By the time I got up to University I was done. Tired and just wanting to be home. I don’t know if it’s my touch of vertigo or just not stepping high enough, but uneven ground it a challenge for me. I stumble and trip and guess I look drink to other people. My imitation of Otis from Andy Griffith was in full force and by the time I got to the flat sidewalks of University, I welcomed the change to flatness. I preordered an iced latte from the chain coffeeshop in our local expensive grocery and breezed right through. I thought about grabbing some groceries, but what’s the point? Anything fresh will rot while I put off eating it, and that’s just defeating.

In my last block before my apartment something happened that hadn’t for a little while. The whole world tipped about 45 degrees to the right. It almost knocked me down, but I managed to keep walking albeit at this huge angle. This was also the part where I start to feel like I’m about to pass out, and I need a chair or bench or something immediately, My greatest fear was poking me in the eye, telling me I was going to pass out and someone was going to call an ambulance, which would land me in. a hospital and really just get super expensive super fast. Luckily, everything passed, the world bounced back that 45 degrees, and I made it home. There is something homey and settling like the smell of our lobby and reception/concierge area. And that welcomed me home today.

So what did I get out of my adventure? The easy (hard) points:

  • Tired
  • Stressed about passing out
  • Continuing to carry my melancholy with me
  • Stumbling
  • Reminders of places I used to enjoy

The good:

  • Seeing the falls
  • A goose
  • Iced coffee
  • History
  • The Falls

So maybe it came out as a tie. We’ll see what my therapy dude says.

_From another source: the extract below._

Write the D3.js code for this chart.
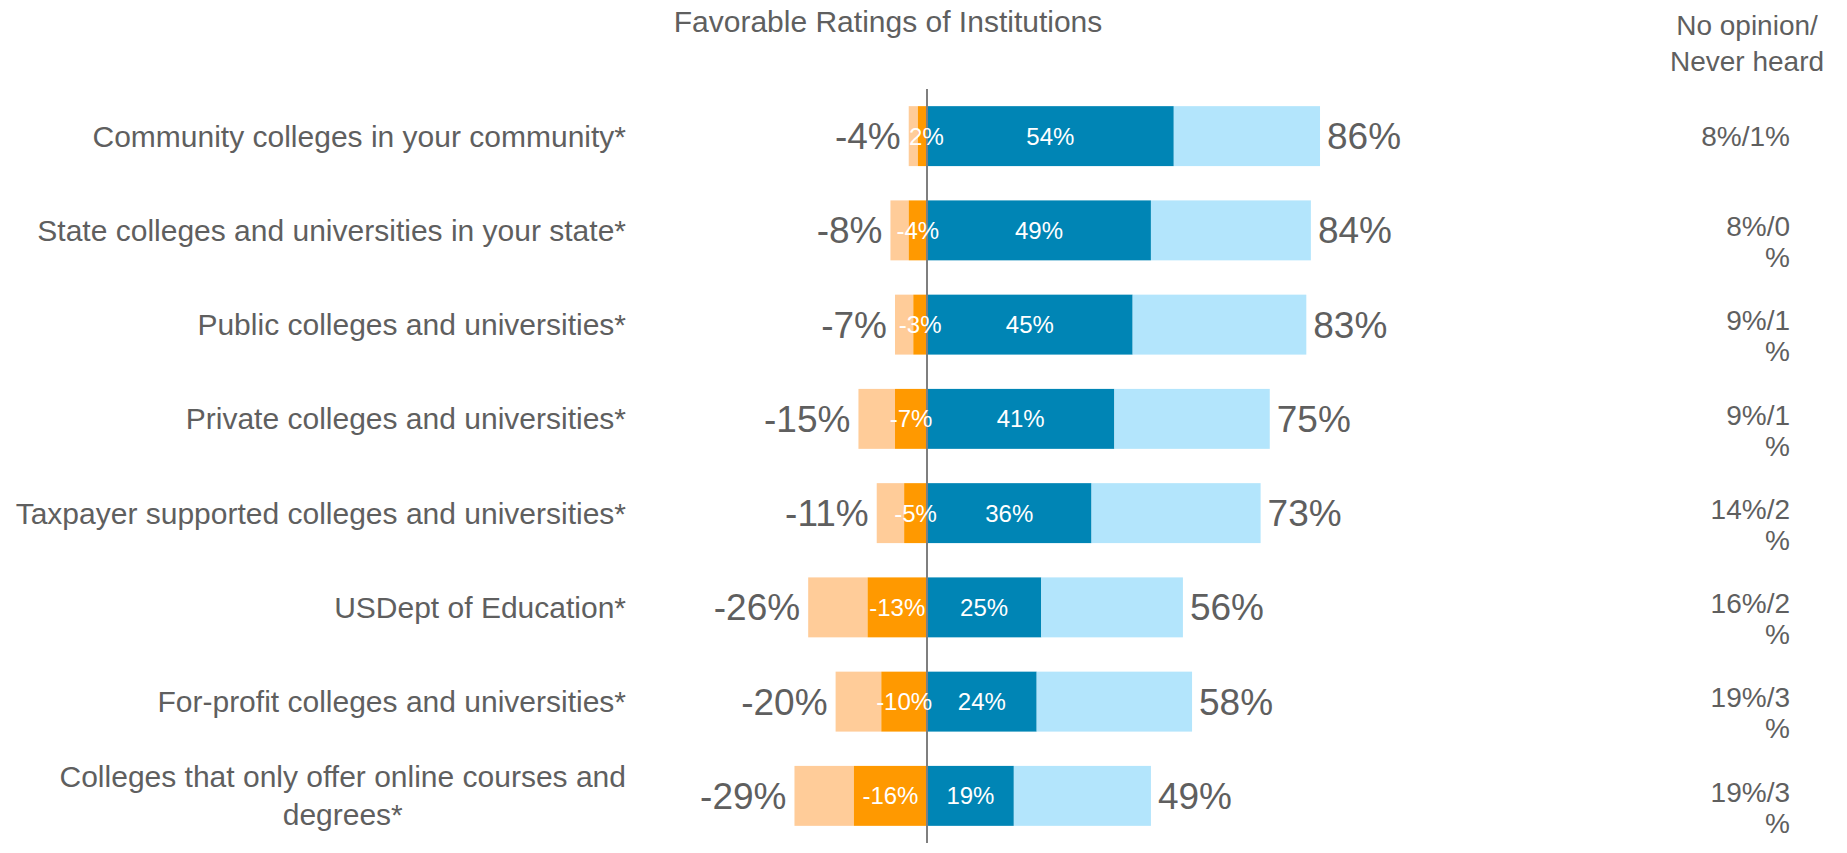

Side note: Writing this has been painful. I have that feeling I’m moving through mud, and nothing is worth doing.I feel like this a lot these days. Well, most days for the past seven years. It never gets old. I just want to stop typing, or changing the channel, or heaven forbid go to the kitchen for food. It’s like the empty space of the world is fighting me. I don’t mention this to many people because it’s just so often, and there’s nothing anyone can do about it. I guess it’s just my own little lonely malady.